# Dataset excerpt start
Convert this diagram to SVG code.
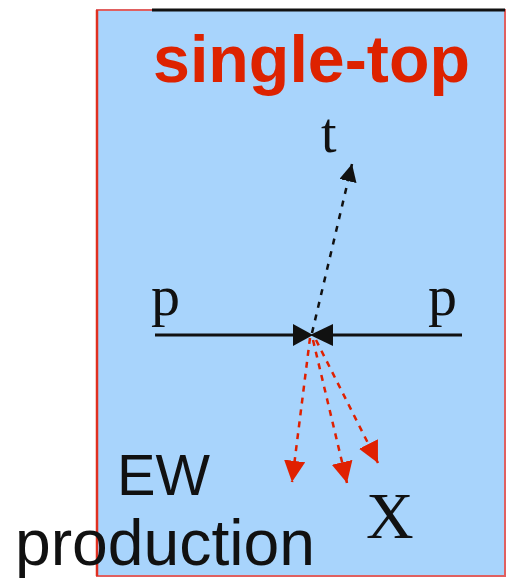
<svg xmlns="http://www.w3.org/2000/svg" width="512" height="580" viewBox="0 0 512 580">
<style>
.serif{font-family:"Liberation Serif","DejaVu Serif",serif;fill:#111}
.sans{font-family:"Liberation Sans","DejaVu Sans",sans-serif}
.beam{stroke:#111;stroke-width:3;fill:none}
.dashk{stroke:#111;stroke-width:2.5;stroke-dasharray:6 7;fill:none}
.dashr{stroke:#e02000;stroke-width:2.5;stroke-dasharray:6 6;fill:none}
</style>
<defs>
<marker id="ak" viewBox="0 0 10 10" refX="10" refY="5" markerWidth="7" markerHeight="7" markerUnits="strokeWidth" orient="auto">
<path d="M0,0 L10,5 L0,10 Z" fill="#111"/>
</marker>
<marker id="ar" viewBox="0 0 10 10" refX="10" refY="5" markerWidth="8.5" markerHeight="8.5" markerUnits="strokeWidth" orient="auto">
<path d="M0,0 L10,5 L0,10 Z" fill="#e02000"/>
</marker>
</defs>
<rect width="512" height="580" fill="#ffffff"/>
<g id="frame">
<rect x="97" y="10" width="408" height="566" fill="#a8d4fc" stroke="#e06060" stroke-width="2"/>
<line x1="152" y1="10" x2="505" y2="10" stroke="#111" stroke-width="3"/>
<line x1="97" y1="10" x2="97" y2="576" stroke="#e03020" stroke-width="2.5"/>
</g>
<g id="title"><text class="sans" x="153" y="82" font-size="66" font-weight="bold" fill="#dd2200" textLength="317" lengthAdjust="spacingAndGlyphs">single-top</text></g>
<g id="label-t"><text class="serif" x="321" y="152" font-size="56">t</text></g>
<g id="label-p-left"><text class="serif" x="151" y="315" font-size="58">p</text></g>
<g id="label-p-right"><text class="serif" x="428" y="315" font-size="58">p</text></g>
<g id="label-X"><text class="serif" x="366" y="538" font-size="66">X</text></g>
<g id="label-ew"><text class="sans" x="117" y="495" font-size="58" fill="#111" textLength="93" lengthAdjust="spacingAndGlyphs">EW</text>
<text class="sans" x="15" y="565" font-size="64" fill="#111" textLength="300" lengthAdjust="spacingAndGlyphs">production</text></g>
<g id="connectors">
<line class="beam" x1="155" y1="335" x2="300" y2="335"/>
<polygon points="293,324 313,335 293,346" fill="#111"/>
<line class="beam" x1="325" y1="335" x2="462" y2="335"/>
<polygon points="333,324 310,335 333,346" fill="#111"/>
<line class="dashk" x1="312" y1="333" x2="352" y2="164" marker-end="url(#ak)"/>
<line class="dashr" x1="310" y1="338" x2="292" y2="482" marker-end="url(#ar)"/>
<line class="dashr" x1="313" y1="340" x2="347" y2="483" marker-end="url(#ar)"/>
<line class="dashr" x1="316" y1="340" x2="378" y2="463" marker-end="url(#ar)"/>
</g>
</svg>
# Dataset excerpt end
▸ Job: Transcribe all the lines above exactly, apart from the pictures.

▸ Exercise output:
Convert this diagram to SVG code.
<svg xmlns="http://www.w3.org/2000/svg" width="512" height="580" viewBox="0 0 512 580">
<style>
.serif{font-family:"Liberation Serif","DejaVu Serif",serif;fill:#111}
.sans{font-family:"Liberation Sans","DejaVu Sans",sans-serif}
.beam{stroke:#111;stroke-width:3;fill:none}
.dashk{stroke:#111;stroke-width:2.5;stroke-dasharray:6 7;fill:none}
.dashr{stroke:#e02000;stroke-width:2.5;stroke-dasharray:6 6;fill:none}
</style>
<defs>
<marker id="ak" viewBox="0 0 10 10" refX="10" refY="5" markerWidth="7" markerHeight="7" markerUnits="strokeWidth" orient="auto">
<path d="M0,0 L10,5 L0,10 Z" fill="#111"/>
</marker>
<marker id="ar" viewBox="0 0 10 10" refX="10" refY="5" markerWidth="8.5" markerHeight="8.5" markerUnits="strokeWidth" orient="auto">
<path d="M0,0 L10,5 L0,10 Z" fill="#e02000"/>
</marker>
</defs>
<rect width="512" height="580" fill="#ffffff"/>
<g id="frame">
<rect x="97" y="10" width="408" height="566" fill="#a8d4fc" stroke="#e06060" stroke-width="2"/>
<line x1="152" y1="10" x2="505" y2="10" stroke="#111" stroke-width="3"/>
<line x1="97" y1="10" x2="97" y2="576" stroke="#e03020" stroke-width="2.5"/>
</g>
<g id="title"><text class="sans" x="153" y="82" font-size="66" font-weight="bold" fill="#dd2200" textLength="317" lengthAdjust="spacingAndGlyphs">single-top</text></g>
<g id="label-t"><text class="serif" x="321" y="152" font-size="56">t</text></g>
<g id="label-p-left"><text class="serif" x="151" y="315" font-size="58">p</text></g>
<g id="label-p-right"><text class="serif" x="428" y="315" font-size="58">p</text></g>
<g id="label-X"><text class="serif" x="366" y="538" font-size="66">X</text></g>
<g id="label-ew"><text class="sans" x="117" y="495" font-size="58" fill="#111" textLength="93" lengthAdjust="spacingAndGlyphs">EW</text>
<text class="sans" x="15" y="565" font-size="64" fill="#111" textLength="300" lengthAdjust="spacingAndGlyphs">production</text></g>
<g id="connectors">
<line class="beam" x1="155" y1="335" x2="300" y2="335"/>
<polygon points="293,324 313,335 293,346" fill="#111"/>
<line class="beam" x1="325" y1="335" x2="462" y2="335"/>
<polygon points="333,324 310,335 333,346" fill="#111"/>
<line class="dashk" x1="312" y1="333" x2="352" y2="164" marker-end="url(#ak)"/>
<line class="dashr" x1="310" y1="338" x2="292" y2="482" marker-end="url(#ar)"/>
<line class="dashr" x1="313" y1="340" x2="347" y2="483" marker-end="url(#ar)"/>
<line class="dashr" x1="316" y1="340" x2="378" y2="463" marker-end="url(#ar)"/>
</g>
</svg>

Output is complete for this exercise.